Le Dhar Néma à la fin du Néolithique : gérer une péjoration climatique au Sahara méridional.

  • Author: Alain Person, Chloé Albaret, Sylvie Amblard-Pison, Hélène Jousse, Thibault Vallette et Sidya Ould Mhaiham
  • Topic: 2000 to 10,000 BP,Environmental archaeology,Lithic studies
  • Country: Mauritania
  • Related Congress: 13th Congress, Dakar

Les falaises de l’arc des Dhars en Mauritanie Sud-Orientale constituent un géoécosystème qui a enregistré dans l’évolution de son régime hydrologique les modifications climatiques globales depuis le dernier maximum glaciaire.
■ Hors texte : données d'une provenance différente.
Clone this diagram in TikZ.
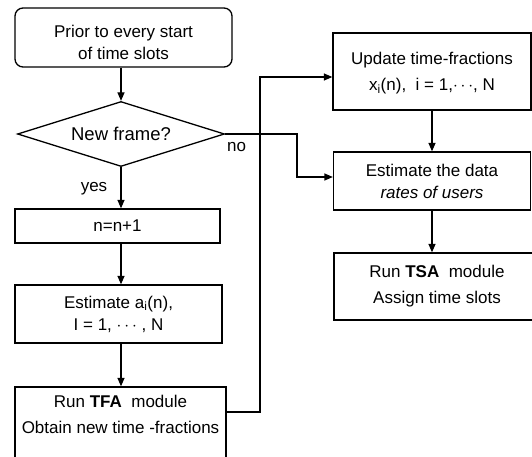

La redistribution des eaux accumulées au cours du grand humide de l’Holocène ancien, à partir de sources et de lac hydro-éoliens alimentés par des nappes phréatiques fossiles, a permis aux populations néolithiques de la seconde moitié de l’Holocène d’y trouver refuge lors de la péjoration climatique qui va conduire au milieu saharien actuel. Elles ont installé leurs habitats et leurs sépultures sur les dunes recouvrant les colluvions de pentes du pied des reliefs et sur le plateau au sommet des escarpements. Les derniers travaux de terrain réalisés dans le baten à quelques kilomètres des falaises ont montré que des hommes se sont installés à la même époque sur d’autres unités géomorphologiques, telles que des inselbergs doléritiques ou des massifs dunaires fixés. En fonction de la nature de ces différentes unités, les vestiges semblent nous montrer une exploitation différentielle de l’espace. Ainsi, la zone de dunes où sont conservés des indices de fonds de mare présente de fortes concentrations d’ossements de poissons. Associées à des vestiges céramiques et lithiques, ces restes attestent d’une exploitation des ressources halieutiques.

La fabrication de matériel lithique agricole (houes, sarcloirs) se localise sur les filons de dolérite mis en relief par l’érosion différentielle, où seuls des préformes d’outils gisent au sein des ateliers de taille. Les objets terminés se rencontrent quant à eux à la périphérie des grands sites d’occupation liés à la présence de cours d’eau. Autour du pointement doléritique de Tounfrin se répartissent zones d’habitats et vastes enclos aux murs bien appareillés. La forme particulière des affleurements naturels de dolérite en fait un lieu original. Les plus gros blocs des zones d’éboulis supportent des gravures rupestres présentant des personnages dont certains sont montés sur des bovidés. Au pied de l’affleurement, sept enclos aux murs tripartites de pierres (deux parements enfermant un blocage) ont été identifiés. Ils sont construits sur des zones qui semblent avoir été préalablement aménagées afin de bénéficier d’une surface la plus plane possible. Ils mesurent en moyenne 50 m de diamètre, mais le plus grand, isolé à l’ouest de l’inselberg atteint plus de 90 mètres. L’absence de vestiges liés à la vie quotidienne au sein des enclos, leur taille surdimensionnée, ainsi que leur caractère pérenne à proximité de zones d’habitats nous amènent à croire en une utilisation cultuelle de ce lieu exceptionnel. La péjoration climatique a conduit les hommes à se rassembler dans une région disposant encore d’une alimentation en eau grâce à l’appoint des nappes phréatiques fossiles. Ils n’ont pu y survivre qu’au prix d’un changement radical de mode de vie, en apprenant à gérer toutes les ressources du milieu naturel.